Smokin’ Start
Reefer Madness burns with humor and depth.
Thursday, April 12, 2012
Reefer Madness began life in 1936 as a cautionary film made by a church group about the dangers of “evil” marijuana, but its naivete marked it for satire. In the 1970s, it was picked up for the midnight picture show circuit, enjoyed by multitudes of people who were high. (Aside: Those screenings served as seed money for New Line Cinema, which gave us the Lord of the Rings trilogy.) In 2001, Dan Studney and Kevin Murphy sparked up their musical that spun the unintentional humor into fuzzy green fun on stage.
The story, set in the 1930s, follows squeaky-clean teen couple Jimmy Turner and Mary Lane, who get lured into a subculture of unsavory characters like Jack the weed pusher, crazed fiend Ralph and wanton addicts Mae and Sally.

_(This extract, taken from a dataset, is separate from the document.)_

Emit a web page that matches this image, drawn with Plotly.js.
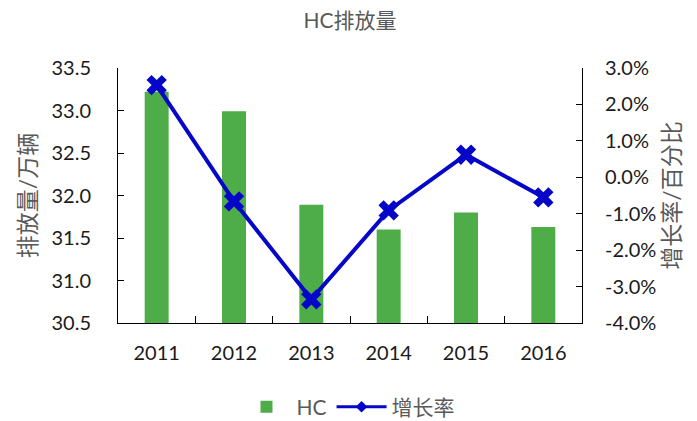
<!DOCTYPE html>
<html>
<head>
<meta charset="utf-8">
<script src="https://cdn.plot.ly/plotly-3.0.1.min.js"></script>
<style>
  html, body { margin: 0; padding: 0; background: #fff; }
  #chart { width: 697px; height: 421px; }
</style>
</head>
<body>
<div id="chart"></div>
<script>
// data
const years = ["2011", "2012", "2013", "2014", "2015", "2016"];
const hcEmission = [33.22, 32.99, 31.89, 31.60, 31.80, 31.63];
const growthRate = [0.0253, -0.0066, -0.0335, -0.0091, 0.0062, -0.0055];

const leftTicks = [30.5, 31.0, 31.5, 32.0, 32.5, 33.0, 33.5];
const rightTicks = [-0.04, -0.03, -0.02, -0.01, 0, 0.01, 0.02, 0.03];

const fontFamily = "Lato, 'Noto Sans CJK SC', sans-serif";
const green = "#4EAD48";
const blue = "#0606C8";

const bars = {
  x: years,
  y: hcEmission,
  type: "bar",
  name: "HC",
  marker: { color: green },
  width: 0.31,
};

const line = {
  x: years,
  y: growthRate,
  type: "scatter",
  mode: "lines+markers",
  name: "增长率",
  yaxis: "y2",
  line: { color: blue, width: 4 },
  marker: { symbol: "x", size: 18, color: blue },
  showlegend: false,
};

// legend entry looks like the excel one: line with a small diamond
const lineLegend = {
  x: [null],
  y: [null],
  type: "scatter",
  mode: "lines+markers",
  name: "增长率",
  yaxis: "y2",
  line: { color: blue, width: 3 },
  marker: { symbol: "diamond", size: 9, color: blue },
};

const layout = {
  width: 697,
  height: 421,
  margin: { l: 118, r: 115, t: 68, b: 98 },
  paper_bgcolor: "#fff",
  plot_bgcolor: "#fff",
  font: { family: fontFamily, size: 20, color: "#1a1a1a" },
  title: {
    text: "HC排放量",
    font: { size: 21, color: "#595959" },
    x: 0.5,
    xanchor: "center",
    xref: "paper",
    y: 0.95,
    yanchor: "middle",
  },
  showlegend: true,
  legend: {
    orientation: "h",
    xref: "container",
    yref: "container",
    x: 0.5,
    xanchor: "center",
    y: 0.033,
    yanchor: "middle",
    font: { size: 21, color: "#595959" },
    itemwidth: 50,
    traceorder: "normal",
  },
  xaxis: {
    type: "category",
    automargin: false,
    showline: true,
    linecolor: "#000",
    linewidth: 1,
    ticks: "inside",
    ticklen: 7,
    tickcolor: "#000",
    tickson: "boundaries",
    ticklabelstandoff: 12,
    showgrid: false,
    zeroline: false,
  },
  yaxis: {
    range: [30.5, 33.5],
    automargin: false,
    tickvals: leftTicks,
    ticktext: leftTicks.map((v) => v.toFixed(1)),
    showline: true,
    linecolor: "#000",
    linewidth: 1,
    ticks: "inside",
    ticklen: 6,
    tickcolor: "#000",
    ticklabelstandoff: 22,
    showgrid: false,
    zeroline: false,
    title: { text: "排放量/万辆", font: { size: 23, color: "#595959" }, standoff: 8 },
  },
  yaxis2: {
    overlaying: "y",
    side: "right",
    automargin: false,
    range: [-0.04, 0.03],
    tickvals: rightTicks,
    ticktext: rightTicks.map((v) => (v * 100).toFixed(1) + "%"),
    showline: true,
    linecolor: "#000",
    linewidth: 1,
    ticks: "inside",
    ticklen: 6,
    tickcolor: "#000",
    ticklabelstandoff: 18,
    showgrid: false,
    zeroline: false,
    title: { text: "增长率/百分比", font: { size: 23, color: "#595959" }, standoff: 8 },
  },
};

Plotly.newPlot("chart", [bars, line, lineLegend], layout, { displayModeBar: false, staticPlot: true });
</script>
</body>
</html>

Paper Wing wrings out the irony. The narrator extols the newspaper stories of William Randolph Hearst but warns the audience about “ginger-colored agents of evil” like Cab Calloway and Duke Ellington. The songs are clever and hit the satirical bullseye, and sometimes get explicit and rough, but the story is surprisingly touching, like when Mae sings a torch song to marijuana addiction.
Somewhere, the farcical facade of the story melts away and reveals histrionic conflicts of inner turmoil, good versus evil and redemption. The excellent stuff in this show is good, dirty fun.